AI models deployed in disaster response or security monitoring do not compete against older technology: they compete against the instinct of the decision-maker who knows that if something goes wrong, it’s their name appearing in the report. That’s the habit that’s hardest to displace: not the technological one, but the political one.
Planet knows this. The company has already announced it is refining the models to improve accuracy and comprehensiveness. But the timeline for that improvement and how it’s communicated to the market will determine whether the magnetism of this demonstration turns into contracts or an eternal conversation with the purchasing committee.
What Docker Containers in Orbit Reveal About the Business Model
There’s a technical detail in the announcement that most articles mention in passing but which I find the most relevant from a value-delivery standpoint: the outputs are generated in isolated Docker containers directly on the satellite, in GeoTIFF and GeoJSON formats.

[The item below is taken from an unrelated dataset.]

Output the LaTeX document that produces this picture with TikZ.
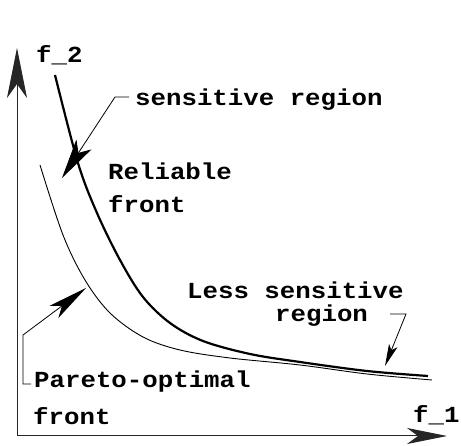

That’s not an implementation detail. It’s an architectural decision with direct economic consequences. By transmitting processed results instead of raw images, Planet dramatically reduces the volume of data it needs to send down to Earth, leading to lower downlink costs and the ability to operate on narrower bandwidths. For a constellation growing in the number of satellites, this difference in marginal cost per image could be the variable that separates profitability from perpetual subsidy.
But there’s another angle I find more interesting: privacy as an untapped selling argument. When processing occurs in orbit and only the metadata from the analysis is sent down, the client operating in sensitive sectors has a guarantee that no terrestrial processing model can provide in the same way. The raw image never traveled over a terrestrial network. It never touched a server with a conflicting legal jurisdiction. It was never in a data pipeline susceptible to interception.
This argument, which is technically sound, is still not prominently featured in Planet’s public narrative. It’s the kind of benefit that doesn’t shine in a product presentation, but that eases the deepest fears of a buyer in defense or critical infrastructure. And paradoxically, it has the greatest chance of shortening a sales cycle that would otherwise extend indefinitely in legal and compliance reviews.
The Difference Is Made by the Customer You Don’t Have to Convince
Planet's Global Monitoring service, which this orbital intelligence capability is directly linked to, now has an argument that its more conventional competitors cannot easily replicate: the time between the event and measurable alert is in minutes, not hours. This is not an incremental improvement in the satellite imagery market. It’s a repositioning of the product as near-real-time decision-making infrastructure.
The Owl constellation, which Planet is developing, will take this logic further. If the current Pelican can already detect airplanes with 80% accuracy in an initial test, the model trajectory points toward capabilities that could operate with sufficient confidence thresholds in 18 to 24 months to automate alerts without prior human review in cases of low ambiguity.
When that happens, the customer that will adopt it most readily will not be the one who received the best sales presentation. It will be the one who already trusts the process because Planet invested time in accompanying them through the imperfect phase, managing their fears with transparency about current limitations, and not just projecting the bright horizon of what’s to come.
Leaders who read this type of announcement as engineering victories are looking at the tree. The forest is this: no technical advantage monetizes by itself. It monetizes when the team that has to make the purchasing decision is able to affirm internally that the risk of adopting is less than the cost of staying where they are. That calculation does not happen in an orbital laboratory 500 kilometers above. It happens in a boardroom where someone has to defend the decision with their name. The company that builds the bridge to that room, and not just the smartest satellite, is the one that turns demonstration into category.